◆ **Short exercise**:
Copy all lines below containing "this".

◆ **Dataset rows**:
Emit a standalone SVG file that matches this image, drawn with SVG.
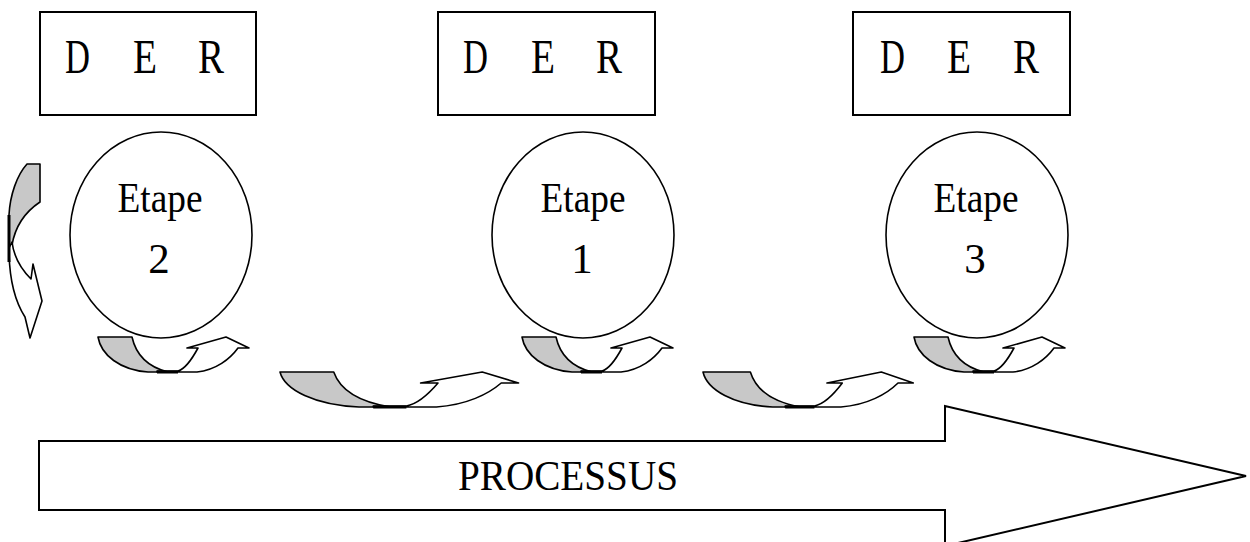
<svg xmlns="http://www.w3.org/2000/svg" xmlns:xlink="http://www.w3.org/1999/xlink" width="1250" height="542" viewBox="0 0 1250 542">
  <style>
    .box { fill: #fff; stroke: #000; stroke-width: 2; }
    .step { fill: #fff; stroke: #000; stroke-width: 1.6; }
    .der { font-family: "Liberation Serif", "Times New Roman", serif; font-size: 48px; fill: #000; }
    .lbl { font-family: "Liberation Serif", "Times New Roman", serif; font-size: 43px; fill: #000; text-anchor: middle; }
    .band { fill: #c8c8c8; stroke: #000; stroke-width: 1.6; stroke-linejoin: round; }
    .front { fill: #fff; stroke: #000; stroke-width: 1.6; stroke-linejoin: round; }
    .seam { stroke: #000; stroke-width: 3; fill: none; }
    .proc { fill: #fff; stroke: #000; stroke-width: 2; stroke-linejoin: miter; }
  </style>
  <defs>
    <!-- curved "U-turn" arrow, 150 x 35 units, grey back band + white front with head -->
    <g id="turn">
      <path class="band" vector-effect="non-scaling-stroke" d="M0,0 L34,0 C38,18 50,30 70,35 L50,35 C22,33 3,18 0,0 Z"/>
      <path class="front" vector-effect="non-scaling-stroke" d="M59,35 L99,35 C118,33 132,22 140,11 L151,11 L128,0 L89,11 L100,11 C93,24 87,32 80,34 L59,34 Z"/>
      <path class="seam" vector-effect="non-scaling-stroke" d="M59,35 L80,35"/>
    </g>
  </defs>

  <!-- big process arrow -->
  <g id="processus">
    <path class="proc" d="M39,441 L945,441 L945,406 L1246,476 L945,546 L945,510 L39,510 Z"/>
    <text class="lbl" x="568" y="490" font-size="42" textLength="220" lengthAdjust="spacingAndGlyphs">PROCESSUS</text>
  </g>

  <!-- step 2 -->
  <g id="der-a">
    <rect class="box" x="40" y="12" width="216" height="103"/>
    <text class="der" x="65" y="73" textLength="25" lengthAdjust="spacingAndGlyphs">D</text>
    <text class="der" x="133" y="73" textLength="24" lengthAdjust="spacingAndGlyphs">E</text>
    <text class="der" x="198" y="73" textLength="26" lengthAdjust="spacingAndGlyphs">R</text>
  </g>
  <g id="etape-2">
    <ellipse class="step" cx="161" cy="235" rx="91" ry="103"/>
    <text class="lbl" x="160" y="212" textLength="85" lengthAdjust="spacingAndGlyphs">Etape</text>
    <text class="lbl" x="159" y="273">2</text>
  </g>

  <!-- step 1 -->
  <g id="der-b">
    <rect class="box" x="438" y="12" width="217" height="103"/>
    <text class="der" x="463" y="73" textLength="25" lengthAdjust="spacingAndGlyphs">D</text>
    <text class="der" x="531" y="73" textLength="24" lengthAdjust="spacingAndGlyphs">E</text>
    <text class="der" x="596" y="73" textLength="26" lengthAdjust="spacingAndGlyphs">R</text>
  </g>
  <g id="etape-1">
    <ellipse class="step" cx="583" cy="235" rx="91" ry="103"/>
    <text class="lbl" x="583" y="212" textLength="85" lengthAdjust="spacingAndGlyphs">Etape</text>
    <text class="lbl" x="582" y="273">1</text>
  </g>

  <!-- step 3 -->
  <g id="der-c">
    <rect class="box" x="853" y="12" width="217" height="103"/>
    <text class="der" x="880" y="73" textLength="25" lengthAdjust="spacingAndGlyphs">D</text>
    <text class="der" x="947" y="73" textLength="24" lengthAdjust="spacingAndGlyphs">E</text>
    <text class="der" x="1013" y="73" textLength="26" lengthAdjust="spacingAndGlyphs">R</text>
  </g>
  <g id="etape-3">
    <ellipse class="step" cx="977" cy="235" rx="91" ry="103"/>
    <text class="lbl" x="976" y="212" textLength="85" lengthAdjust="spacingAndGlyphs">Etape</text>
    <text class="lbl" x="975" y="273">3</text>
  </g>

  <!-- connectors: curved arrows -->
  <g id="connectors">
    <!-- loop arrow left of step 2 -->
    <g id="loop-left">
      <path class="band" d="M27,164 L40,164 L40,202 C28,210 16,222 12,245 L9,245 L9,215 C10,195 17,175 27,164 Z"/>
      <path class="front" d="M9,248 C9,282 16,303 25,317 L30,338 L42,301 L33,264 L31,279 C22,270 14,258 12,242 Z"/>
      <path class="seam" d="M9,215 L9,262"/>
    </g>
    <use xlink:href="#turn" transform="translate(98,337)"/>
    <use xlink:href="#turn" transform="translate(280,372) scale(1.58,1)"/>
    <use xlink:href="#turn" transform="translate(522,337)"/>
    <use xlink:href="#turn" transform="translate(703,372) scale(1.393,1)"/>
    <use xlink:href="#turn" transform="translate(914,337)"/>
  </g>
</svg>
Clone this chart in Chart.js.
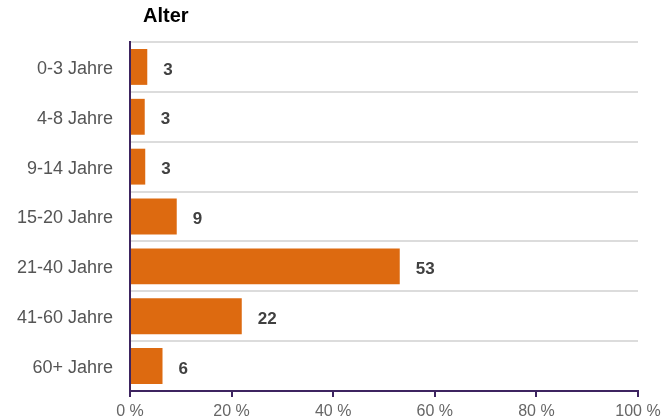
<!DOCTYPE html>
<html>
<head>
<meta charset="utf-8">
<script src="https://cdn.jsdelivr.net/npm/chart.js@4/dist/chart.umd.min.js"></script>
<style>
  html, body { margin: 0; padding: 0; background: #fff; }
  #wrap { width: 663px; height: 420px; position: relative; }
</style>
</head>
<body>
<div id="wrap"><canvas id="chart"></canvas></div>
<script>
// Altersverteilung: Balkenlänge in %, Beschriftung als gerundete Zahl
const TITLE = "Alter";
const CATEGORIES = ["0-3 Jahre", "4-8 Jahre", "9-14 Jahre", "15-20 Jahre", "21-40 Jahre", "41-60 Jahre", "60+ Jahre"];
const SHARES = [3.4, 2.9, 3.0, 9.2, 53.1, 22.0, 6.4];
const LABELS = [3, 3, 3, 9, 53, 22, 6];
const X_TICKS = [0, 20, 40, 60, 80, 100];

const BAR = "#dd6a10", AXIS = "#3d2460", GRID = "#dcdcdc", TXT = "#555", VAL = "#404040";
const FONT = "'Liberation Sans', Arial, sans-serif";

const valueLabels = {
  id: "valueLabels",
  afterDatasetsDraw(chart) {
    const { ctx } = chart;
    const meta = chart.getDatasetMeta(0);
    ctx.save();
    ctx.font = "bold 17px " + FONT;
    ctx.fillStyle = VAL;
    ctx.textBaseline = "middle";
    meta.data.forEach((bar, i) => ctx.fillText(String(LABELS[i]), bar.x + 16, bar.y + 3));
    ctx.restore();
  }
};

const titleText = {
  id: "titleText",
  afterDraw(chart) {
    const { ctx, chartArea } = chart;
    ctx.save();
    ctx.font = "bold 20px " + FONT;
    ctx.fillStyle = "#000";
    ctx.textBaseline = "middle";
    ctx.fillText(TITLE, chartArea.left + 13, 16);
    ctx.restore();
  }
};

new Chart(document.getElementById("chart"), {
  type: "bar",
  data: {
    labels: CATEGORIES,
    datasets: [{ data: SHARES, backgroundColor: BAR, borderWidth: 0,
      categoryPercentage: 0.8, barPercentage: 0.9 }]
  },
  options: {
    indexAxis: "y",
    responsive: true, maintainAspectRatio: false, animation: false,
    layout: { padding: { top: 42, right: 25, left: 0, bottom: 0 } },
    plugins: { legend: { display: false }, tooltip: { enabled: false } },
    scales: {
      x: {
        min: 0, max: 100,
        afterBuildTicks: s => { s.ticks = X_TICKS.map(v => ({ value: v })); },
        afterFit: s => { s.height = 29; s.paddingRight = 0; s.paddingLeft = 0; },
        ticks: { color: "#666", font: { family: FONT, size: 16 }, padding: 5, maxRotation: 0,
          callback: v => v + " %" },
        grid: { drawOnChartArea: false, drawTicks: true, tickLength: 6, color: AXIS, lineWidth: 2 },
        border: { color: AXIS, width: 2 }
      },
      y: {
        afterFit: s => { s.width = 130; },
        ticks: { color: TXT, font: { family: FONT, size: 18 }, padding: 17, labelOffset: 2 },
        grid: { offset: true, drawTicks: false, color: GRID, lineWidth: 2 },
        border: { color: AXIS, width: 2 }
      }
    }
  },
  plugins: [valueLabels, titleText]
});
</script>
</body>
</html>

◆ **In response**:
Emit a standalone SVG file that matches this image, drawn with SVG.
Clone this chart in Chart.js.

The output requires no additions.